On lit dans Aristoxène, (L. I. Part. II) que jusqu’au tems d’Alexandre, le Diatonique & le Chromatique étoient négligés des anciens Musiciens, & qu’ils ne s’exerçoient que dans le Genre Enharmonique, comme le seul digne de leur habileté ; mais ce Genre étoit entiérement abandonné du tems de Plutarque, & le Chromatique aussi fut oublié, même avant Macrobe.

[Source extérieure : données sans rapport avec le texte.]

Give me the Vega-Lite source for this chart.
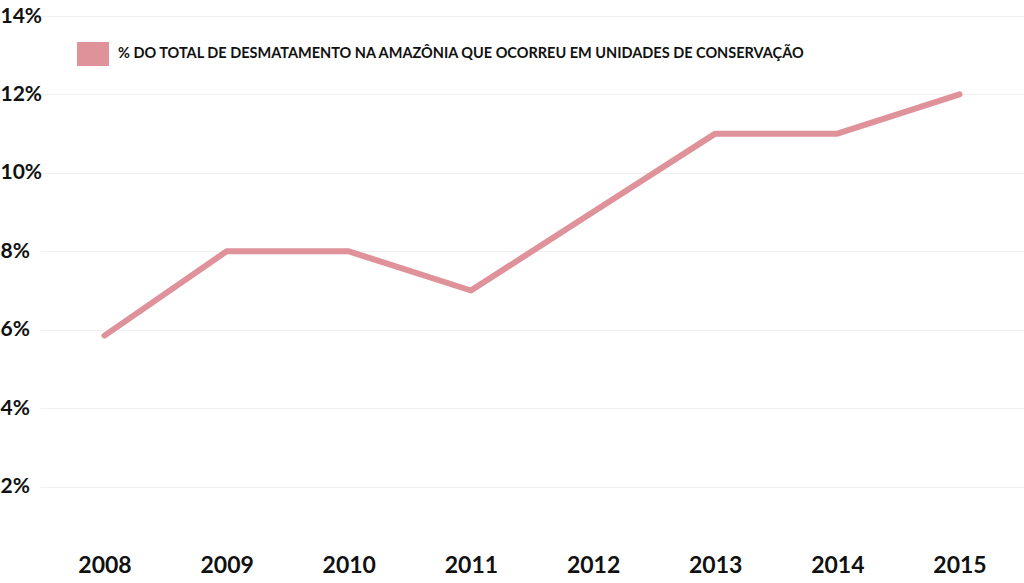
{
  "$schema": "https://vega.github.io/schema/vega-lite/v6.json",
  "width": 984,
  "height": 549,
  "autosize": {"type": "none"},
  "padding": {"left": 40, "top": 16, "right": 0, "bottom": 18},
  "background": "white",
  "config": {"view": {"stroke": null}},
  "data": {
    "values": [
      {"ano": "2008", "pct": 5.85, "serie": "% DO TOTAL DE  DESMATAMENTO NA AMAZÔNIA QUE OCORREU EM UNIDADES DE CONSERVAÇÃO"},
      {"ano": "2009", "pct": 8, "serie": "% DO TOTAL DE  DESMATAMENTO NA AMAZÔNIA QUE OCORREU EM UNIDADES DE CONSERVAÇÃO"},
      {"ano": "2010", "pct": 8, "serie": "% DO TOTAL DE  DESMATAMENTO NA AMAZÔNIA QUE OCORREU EM UNIDADES DE CONSERVAÇÃO"},
      {"ano": "2011", "pct": 7, "serie": "% DO TOTAL DE  DESMATAMENTO NA AMAZÔNIA QUE OCORREU EM UNIDADES DE CONSERVAÇÃO"},
      {"ano": "2012", "pct": 9, "serie": "% DO TOTAL DE  DESMATAMENTO NA AMAZÔNIA QUE OCORREU EM UNIDADES DE CONSERVAÇÃO"},
      {"ano": "2013", "pct": 11, "serie": "% DO TOTAL DE  DESMATAMENTO NA AMAZÔNIA QUE OCORREU EM UNIDADES DE CONSERVAÇÃO"},
      {"ano": "2014", "pct": 11, "serie": "% DO TOTAL DE  DESMATAMENTO NA AMAZÔNIA QUE OCORREU EM UNIDADES DE CONSERVAÇÃO"},
      {"ano": "2015", "pct": 12, "serie": "% DO TOTAL DE  DESMATAMENTO NA AMAZÔNIA QUE OCORREU EM UNIDADES DE CONSERVAÇÃO"}
    ]
  },
  "mark": {"type": "line", "strokeWidth": 6, "strokeCap": "round", "strokeJoin": "round"},
  "encoding": {
    "x": {
      "field": "ano",
      "type": "ordinal",
      "scale": {"type": "point", "padding": 0.528},
      "axis": {
        "title": null,
        "domain": false,
        "ticks": false,
        "labelAngle": 0,
        "labelBaseline": "middle",
        "labelPadding": 0,
        "labelFont": "Lato",
        "labelFontWeight": "bold",
        "labelFontSize": 23,
        "labelColor": "#111111"
      }
    },
    "y": {
      "field": "pct",
      "type": "quantitative",
      "scale": {"domain": [0, 14], "nice": false, "zero": true},
      "axis": {
        "title": null,
        "values": [2, 4, 6, 8, 10, 12, 14],
        "labelExpr": "datum.value + '%'",
        "domain": false,
        "ticks": false,
        "grid": true,
        "gridColor": "#f0f0f0",
        "gridWidth": 1,
        "labelAlign": "left",
        "labelBaseline": "middle",
        "labelPadding": 40,
        "labelFont": "Lato",
        "labelFontWeight": "bold",
        "labelFontSize": 21,
        "labelColor": "#111111"
      }
    },
    "color": {
      "field": "serie",
      "type": "nominal",
      "scale": {"range": ["#e0929a"]},
      "legend": {
        "title": null,
        "orient": "none",
        "legendX": 37,
        "legendY": 22,
        "symbolType": "M-1,-0.75H1V0.75H-1Z",
        "symbolSize": 1024,
        "symbolFillColor": "#e0929a",
        "symbolStrokeColor": "#e0929a",
        "symbolStrokeWidth": 0,
        "symbolOpacity": 1,
        "labelOffset": 9,
        "labelFont": "Lato",
        "labelFontWeight": "bold",
        "labelFontSize": 14.5,
        "labelColor": "#111111",
        "labelLimit": 900
      }
    }
  }
}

L’étude des écrits des Anciens, plus que le progrès de notre Musique, nous a rendu ces idées, perdues chez leurs successeurs. Nous avons comme eux le Genre Diatonique, le Chromatique & l’Enharmonique, mais sans aucunes divisions ; & nous considérons ces Genres sous des idées fort différentes de celles qu’ils en avoient. C’étoient pour eux autant de manieres particulieres de conduire le Chant sur certaines cordes prescrites. Pour nous, ce sont autant de manieres de conduire le corps entier de l’Harmonie, qui forcent les Parties à suivre les Intervalles prescrits par ces Genres ; de sorte que le Genre appartient encore plus l’Harmonie qui l’engendre, qu’il la Mélodie qui le fait sentir.